Even with the Fed tightening in 2022–2024, strong corporate profits and investor optimism have kept valuations near historic extremes in 2025.
What this means for you (and your portfolio)
Because you’re reading this, I’ll assume you care about being thoughtful rather than riding blind momentum. Here’s how to think about it:
Expect less upside, plan for more risk.
When valuations are elevated, the upside for adding new money isn’t as large (the “future reward” is smaller) and the risk of a negative surprise is higher. Goal: maybe modest gains instead of spectacular gains, and more room for error.
Quality and margin of safety matter even more.
In a less forgiving environment, companies with strong cash flows, healthy balance sheets and real business models become more appealing than speculative ones. The “growth at any cost” theme may have to prove more than usual.
Diversification becomes your friend.
If the market is broadly expensive, being concentrated in one theme (say pure tech growth) may increase risk more than usual. A mix of sectors, geographies, and asset-types helps cushion surprises.
Time horizon is a key variable.
If you’re invested for decades, you can ride out bumps and maybe valuations matter less in the short term. If you need money in 3-5 years, then elevated valuations raise the stakes for timing and risk.
Avoid trying to “time the top”.
Yes, valuations are high—but that doesn’t mean immediate doom. Trying to perfectly exit before a decline is hard and can backfire. Instead: position for flexibility, not prediction.
What could go wrong (and what could go right)
What could go wrong:
Earnings disappointment: when companies don’t deliver the growth that expensive valuations assume.
Interest rate shocks: higher rates reduce the present value of future profits, making high valuations more vulnerable.
Policy or geopolitical shocks: if something derails the optimism (trade, regulation, inflation), the slack is thin.

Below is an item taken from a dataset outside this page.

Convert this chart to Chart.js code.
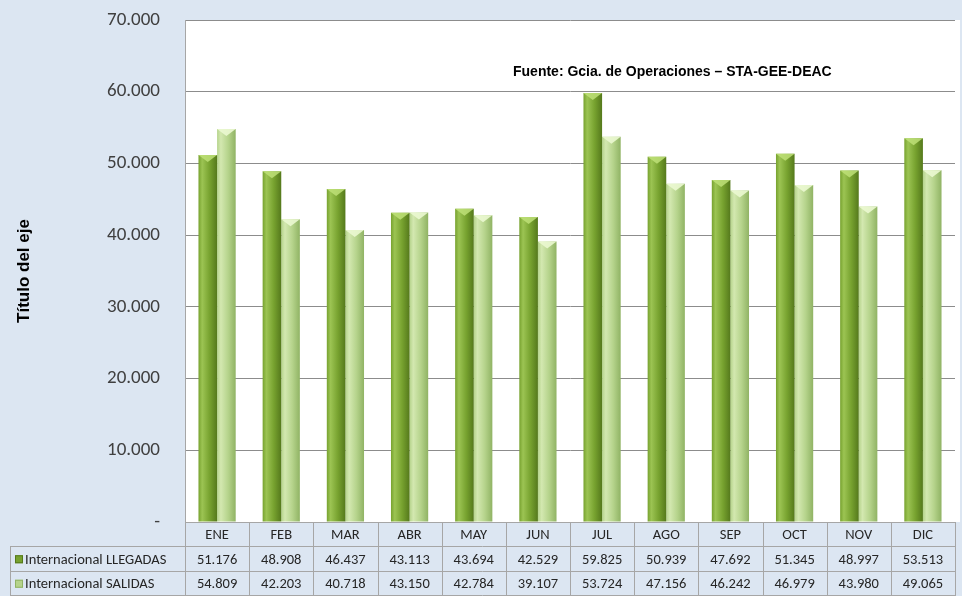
<!DOCTYPE html>
<html>
<head>
<meta charset="utf-8">
<script src="https://cdn.jsdelivr.net/npm/chart.js@4.4.0/dist/chart.umd.min.js"></script>
<style>
  html, body { margin: 0; padding: 0; background: #dce6f2; }
  #wrap { width: 962px; height: 596px; position: relative; }
</style>
</head>
<body>
<div id="wrap"><canvas id="chart"></canvas></div>
<script>
// datos
const meses = ["ENE", "FEB", "MAR", "ABR", "MAY", "JUN", "JUL", "AGO", "SEP", "OCT", "NOV", "DIC"];
const llegadas = [51176, 48908, 46437, 43113, 43694, 42529, 59825, 50939, 47692, 51345, 48997, 53513];
const salidas = [54809, 42203, 40718, 43150, 42784, 39107, 53724, 47156, 46242, 46979, 43980, 49065];
const nombres = ["Internacional LLEGADAS", "Internacional SALIDAS"];
const yTicks = [0, 10000, 20000, 30000, 40000, 50000, 60000, 70000];
const fuente = "Fuente: Gcia. de Operaciones \u2013 STA-GEE-DEAC";

const fmt = v => v === 0 ? "-" : v.toLocaleString("de-DE");
const tonos = [
  ["#9cc453", "#77a22f", "#55791c"],
  ["#d3e8b0", "#b5d38b", "#90b364"]
];

// fondo blanco del area de trazado
const fondoPlot = {
  id: "fondoPlot",
  beforeDraw(chart) {
    const { ctx, chartArea: a } = chart;
    ctx.save();
    ctx.fillStyle = "#ffffff";
    ctx.fillRect(a.left, a.top, a.right - a.left + 5, a.bottom - a.top);
    ctx.restore();
  }
};

// degradado horizontal en cada barra
const degradado = {
  id: "degradado",
  beforeDatasetsDraw(chart) {
    const ctx = chart.ctx;
    chart.data.datasets.forEach((ds, di) => {
      const meta = chart.getDatasetMeta(di);
      meta.data.forEach(el => {
        const x0 = el.x - el.width / 2, x1 = el.x + el.width / 2;
        const g = ctx.createLinearGradient(x0, 0, x1, 0);
        g.addColorStop(0, tonos[di][1]);
        g.addColorStop(0.2, tonos[di][0]);
        g.addColorStop(0.6, tonos[di][1]);
        g.addColorStop(1, tonos[di][2]);
        el.options.backgroundColor = g;
      });
    });
  },
  afterDatasetsDraw(chart) {
    // remate superior en chevron
    const ctx = chart.ctx;
    chart.data.datasets.forEach((ds, di) => {
      chart.getDatasetMeta(di).data.forEach(el => {
        const x0 = el.x - el.width / 2, x1 = el.x + el.width / 2;
        ctx.save();
        ctx.fillStyle = di === 0 ? "rgba(190,225,120,0.85)" : "rgba(235,248,210,0.9)";
        ctx.beginPath();
        ctx.moveTo(x0, el.y);
        ctx.lineTo(x1, el.y);
        ctx.lineTo(el.x, el.y + 7);
        ctx.closePath();
        ctx.fill();
        ctx.restore();
      });
    });
  }
};

// tabla de datos bajo el grafico
const tabla = {
  id: "tabla",
  afterDraw(chart) {
    const { ctx, chartArea: a } = chart;
    const xs = chart.scales.x;
    const cw = (a.right - a.left) / meses.length;
    const rows = [a.bottom, a.bottom + 25, a.bottom + 49.5, a.bottom + 74];
    const left = 10;
    ctx.save();
    ctx.strokeStyle = "#a6a6a6";
    ctx.lineWidth = 1;
    ctx.font = "14.5px Carlito, Calibri, Lato, sans-serif";
    ctx.fillStyle = "#262626";
    ctx.textBaseline = "middle";
    // lineas horizontales
    ctx.beginPath();
    ctx.moveTo(a.left, rows[0] + 0.5); ctx.lineTo(a.right, rows[0] + 0.5);
    for (let r = 1; r < 4; r++) {
      const y = Math.round(rows[r]) - 0.5;
      ctx.moveTo(left, y); ctx.lineTo(a.right, y);
    }
    // verticales
    ctx.moveTo(left + 0.5, rows[1]); ctx.lineTo(left + 0.5, rows[3]);
    for (let i = 0; i <= meses.length; i++) {
      const x = Math.round(a.left + i * cw) + 0.5;
      ctx.moveTo(x, rows[0]); ctx.lineTo(x, rows[3]);
    }
    ctx.stroke();
    ctx.textAlign = "center";
    meses.forEach((m, i) => {
      const cx = xs.getPixelForValue(i);
      ctx.fillText(m, cx, (rows[0] + rows[1]) / 2 + 1);
      ctx.fillText(fmt(llegadas[i]), cx, (rows[1] + rows[2]) / 2 + 1);
      ctx.fillText(fmt(salidas[i]), cx, (rows[2] + rows[3]) / 2 + 1);
    });
    ctx.textAlign = "left";
    nombres.forEach((n, r) => {
      const yc = (rows[r + 1] + rows[r + 2]) / 2;
      ctx.fillStyle = tonos[r][1];
      ctx.fillRect(15, yc - 4, 8, 8);
      ctx.strokeStyle = tonos[r][2];
      ctx.strokeRect(15.5, yc - 3.5, 7, 7);
      ctx.fillStyle = "#262626";
      ctx.fillText(n, 25, yc + 1);
    });
    ctx.restore();
  }
};

// texto de la fuente
const nota = {
  id: "nota",
  afterDraw(chart) {
    const { ctx, chartArea: a } = chart;
    ctx.save();
    ctx.font = "bold 14px 'Liberation Sans', Arial, sans-serif";
    ctx.fillStyle = "#000000";
    ctx.textBaseline = "middle";
    ctx.fillText(fuente, a.left + 328, 72);
    ctx.restore();
  }
};

new Chart(document.getElementById("chart"), {
  type: "bar",
  data: {
    labels: meses,
    datasets: [
      // color como funcion para que cada barra tenga sus propias opciones
      { label: nombres[0], data: llegadas, backgroundColor: () => tonos[0][1], borderWidth: 0 },
      { label: nombres[1], data: salidas, backgroundColor: () => tonos[1][1], borderWidth: 0 }
    ]
  },
  options: {
    responsive: true,
    maintainAspectRatio: false,
    animation: false,
    layout: { padding: { top: 20, right: 7, bottom: 74, left: 0 } },
    datasets: { bar: { categoryPercentage: 0.58, barPercentage: 1.0 } },
    plugins: { legend: { display: false }, tooltip: { enabled: false } },
    scales: {
      x: { display: false },
      y: {
        min: 0,
        max: 70000,
        afterFit(scale) {
          scale.width = 185;
          scale.paddingTop = 0;
          scale.paddingBottom = 0;
        },
        afterBuildTicks(scale) { scale.ticks = yTicks.map(v => ({ value: v })); },
        ticks: {
          padding: 25,
          color: "#404040",
          font: { family: "Carlito, Calibri, Lato, sans-serif", size: 19 },
          callback: v => fmt(v)
        },
        grid: { color: "#8c8c8c", drawTicks: false },
        border: { display: true, color: "#a6a6a6" },
        title: {
          display: true,
          text: "Título del eje",
          color: "#000000",
          font: { family: "'Liberation Sans', Arial, sans-serif", size: 17, weight: "bold" },
          padding: { top: 14, bottom: 0 }
        }
      }
    }
  },
  plugins: [fondoPlot, degradado, tabla, nota]
});
</script>
</body>
</html>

Market correction: because many companies are expensive, even a “normal” sell-off could hurt broadly.
What could go right:
Continued strong earnings growth: if the economy stays healthy and companies deliver, high valuations get justified.
Rate cuts or policy stimulus: if rates go lower and capital becomes cheaper, valuations can expand further.
Major breakthrough (e.g., AI, productivity surge): if business models change meaningfully, valuations that looked high become more credible.
Action steps to consider
Check your asset allocation: Do you have more risk now than you’re comfortable with? Do you have enough “safe” or defensive exposure?
Evaluate new investments: When you pick a stock or fund now, ask: What assumptions am I buying into? How much downside if growth disappoints?
Rebalance periodically: High markets may tempt us to chase gains. Rebalancing forces discipline.
Stay informed: Keep an eye on valuation metrics, interest rates, corporate earnings, and external risks.
Adopt patience: It’s okay for your portfolio to sit waiting for better entry points. Timing is tricky, but readiness counts.
Final word
In short: yes—the market is showing signs of being richly valued. That doesn’t mean you withdraw entirely, but it means you behave differently. Rather than betting heavily on “everything’s going to keep soaring,” you temper expectations, choose wisely, and prepare for surprises.
Think of it like this: you’re going into a dense forest (the market). That forest is beautiful and full of promise—but right now it might also have hidden pitfalls (valuation risk). Walk carefully, carry a map (your knowledge), keep your gear ready (diversification, hedges), and don’t assume all paths lead to sunshine.